**Set problem**:
Keep the images out and copy every entry below exactly.

**Plotting code records**:
════
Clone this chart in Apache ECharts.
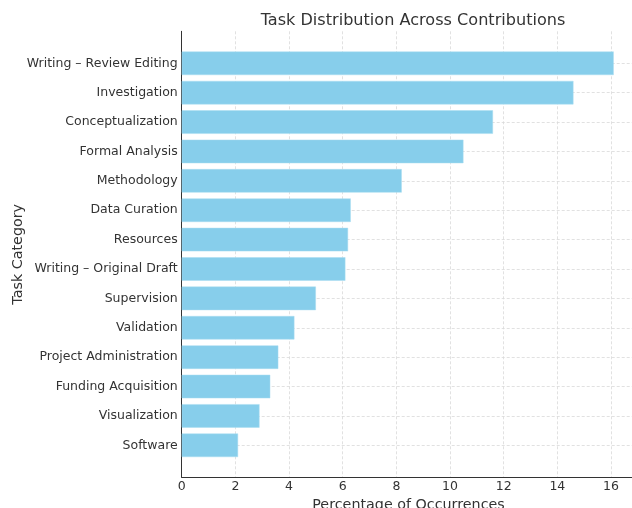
<!DOCTYPE html>
<html>
<head>
<meta charset="utf-8">
<script src="https://cdn.jsdelivr.net/npm/echarts@6/dist/echarts.min.js"></script>
<style>html,body{margin:0;padding:0;background:#fff}#c{width:632px;height:508px}</style>
</head>
<body>
<div id="c"></div>
<script>
const categories = ["Writing – Review Editing","Investigation","Conceptualization","Formal Analysis","Methodology","Data Curation","Resources","Writing – Original Draft","Supervision","Validation","Project Administration","Funding Acquisition","Visualization","Software"];
const values = [16.1,14.6,11.6,10.5,8.2,6.3,6.2,6.1,5.0,4.2,3.6,3.3,2.9,2.1];
const xMax = 16.905;
const font = "DejaVu Sans";
const txt = "#333333";
const chart = echarts.init(document.getElementById('c'), null, {renderer:'canvas'});
chart.setOption({
  backgroundColor:'#fff',
  animation:false,
  title:{text:'Task Distribution Across Contributions',left:408,top:8,textAlign:'center',
    textStyle:{fontFamily:font,fontSize:16.1,fontWeight:'normal',color:txt}},
  grid:[
    {left:181.7,right:-3.3,top:31.3,bottom:30.7,containLabel:false,outerBoundsMode:'none'},
    {left:181.7,right:-3.3,top:63.3,bottom:62.7,containLabel:false,outerBoundsMode:'none'}
  ],
  xAxis:[
    {type:'value',gridIndex:0,min:0,max:xMax,interval:2,
      name:'Percentage of Occurrences',nameLocation:'middle',nameGap:18,
      nameTextStyle:{fontFamily:font,fontSize:14.3,color:txt},
      axisLine:{show:true,lineStyle:{color:'#333',width:1}},
      axisTick:{show:false},
      axisLabel:{fontFamily:font,fontSize:12.5,color:txt,margin:3,showMaxLabel:false,
        formatter:v=>(Math.abs(v%2)<1e-9?String(v):'')},
      splitLine:{show:true,lineStyle:{color:'#d9d9d9',type:[3,2],width:0.8}}},
    {type:'value',gridIndex:1,min:0,max:xMax,show:false,splitLine:{show:false}}
  ],
  yAxis:[
    {type:'value',gridIndex:0,min:0,max:1,
      name:'Task Category',nameLocation:'middle',nameGap:156,nameRotate:90,
      nameTextStyle:{fontFamily:font,fontSize:14.3,color:txt},
      axisLine:{show:true,lineStyle:{color:'#333',width:1}},
      axisTick:{show:false},axisLabel:{show:false},splitLine:{show:false}},
    {type:'category',gridIndex:1,data:categories,inverse:true,boundaryGap:false,
      axisLine:{show:false},axisTick:{show:false},
      axisLabel:{fontFamily:font,fontSize:12.5,color:txt,margin:4,interval:0},
      splitLine:{show:true,lineStyle:{color:'#d9d9d9',type:[3,2],width:0.8}}}
  ],
  series:[{type:'bar',xAxisIndex:1,yAxisIndex:1,data:values,barWidth:'80%',clip:false,
    itemStyle:{color:'#87CEEB',borderColor:'#a8dcf0',borderWidth:0.5}}]
});
</script>
</body>
</html>
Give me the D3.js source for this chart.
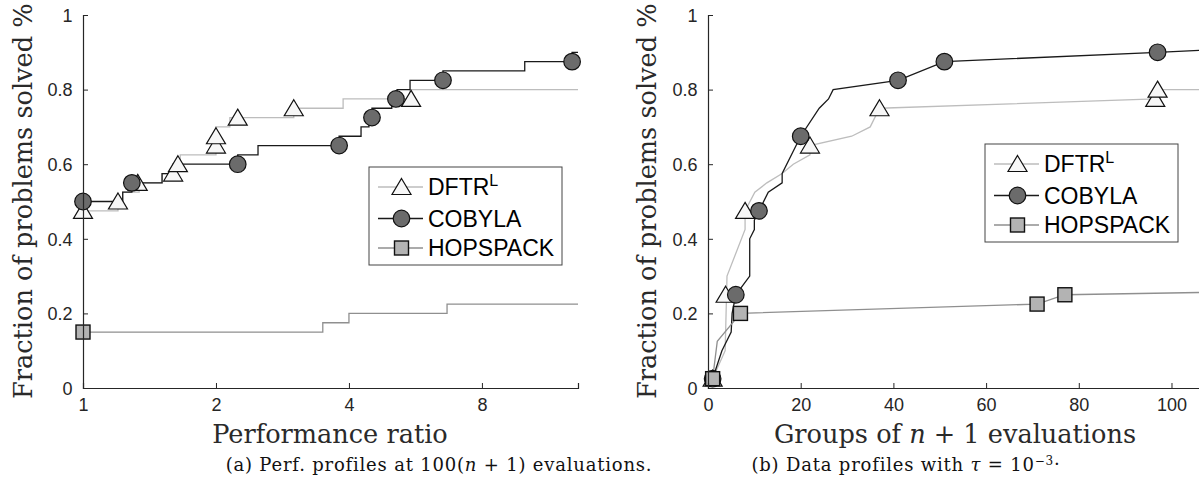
════
**Task result**:
Clone this chart in Apache ECharts.
<!DOCTYPE html>
<html>
<head>
<meta charset="utf-8">
<script src="https://cdn.jsdelivr.net/npm/echarts@6/dist/echarts.min.js"></script>
<style>html,body{margin:0;padding:0;background:#fff}#c{width:632px;height:508px}</style>
</head>
<body>
<div id="c"></div>
<script>
const categories = ["Writing – Review Editing","Investigation","Conceptualization","Formal Analysis","Methodology","Data Curation","Resources","Writing – Original Draft","Supervision","Validation","Project Administration","Funding Acquisition","Visualization","Software"];
const values = [16.1,14.6,11.6,10.5,8.2,6.3,6.2,6.1,5.0,4.2,3.6,3.3,2.9,2.1];
const xMax = 16.905;
const font = "DejaVu Sans";
const txt = "#333333";
const chart = echarts.init(document.getElementById('c'), null, {renderer:'canvas'});
chart.setOption({
  backgroundColor:'#fff',
  animation:false,
  title:{text:'Task Distribution Across Contributions',left:408,top:8,textAlign:'center',
    textStyle:{fontFamily:font,fontSize:16.1,fontWeight:'normal',color:txt}},
  grid:[
    {left:181.7,right:-3.3,top:31.3,bottom:30.7,containLabel:false,outerBoundsMode:'none'},
    {left:181.7,right:-3.3,top:63.3,bottom:62.7,containLabel:false,outerBoundsMode:'none'}
  ],
  xAxis:[
    {type:'value',gridIndex:0,min:0,max:xMax,interval:2,
      name:'Percentage of Occurrences',nameLocation:'middle',nameGap:18,
      nameTextStyle:{fontFamily:font,fontSize:14.3,color:txt},
      axisLine:{show:true,lineStyle:{color:'#333',width:1}},
      axisTick:{show:false},
      axisLabel:{fontFamily:font,fontSize:12.5,color:txt,margin:3,showMaxLabel:false,
        formatter:v=>(Math.abs(v%2)<1e-9?String(v):'')},
      splitLine:{show:true,lineStyle:{color:'#d9d9d9',type:[3,2],width:0.8}}},
    {type:'value',gridIndex:1,min:0,max:xMax,show:false,splitLine:{show:false}}
  ],
  yAxis:[
    {type:'value',gridIndex:0,min:0,max:1,
      name:'Task Category',nameLocation:'middle',nameGap:156,nameRotate:90,
      nameTextStyle:{fontFamily:font,fontSize:14.3,color:txt},
      axisLine:{show:true,lineStyle:{color:'#333',width:1}},
      axisTick:{show:false},axisLabel:{show:false},splitLine:{show:false}},
    {type:'category',gridIndex:1,data:categories,inverse:true,boundaryGap:false,
      axisLine:{show:false},axisTick:{show:false},
      axisLabel:{fontFamily:font,fontSize:12.5,color:txt,margin:4,interval:0},
      splitLine:{show:true,lineStyle:{color:'#d9d9d9',type:[3,2],width:0.8}}}
  ],
  series:[{type:'bar',xAxisIndex:1,yAxisIndex:1,data:values,barWidth:'80%',clip:false,
    itemStyle:{color:'#87CEEB',borderColor:'#a8dcf0',borderWidth:0.5}}]
});
</script>
</body>
</html>
Give me the D3.js source for this chart.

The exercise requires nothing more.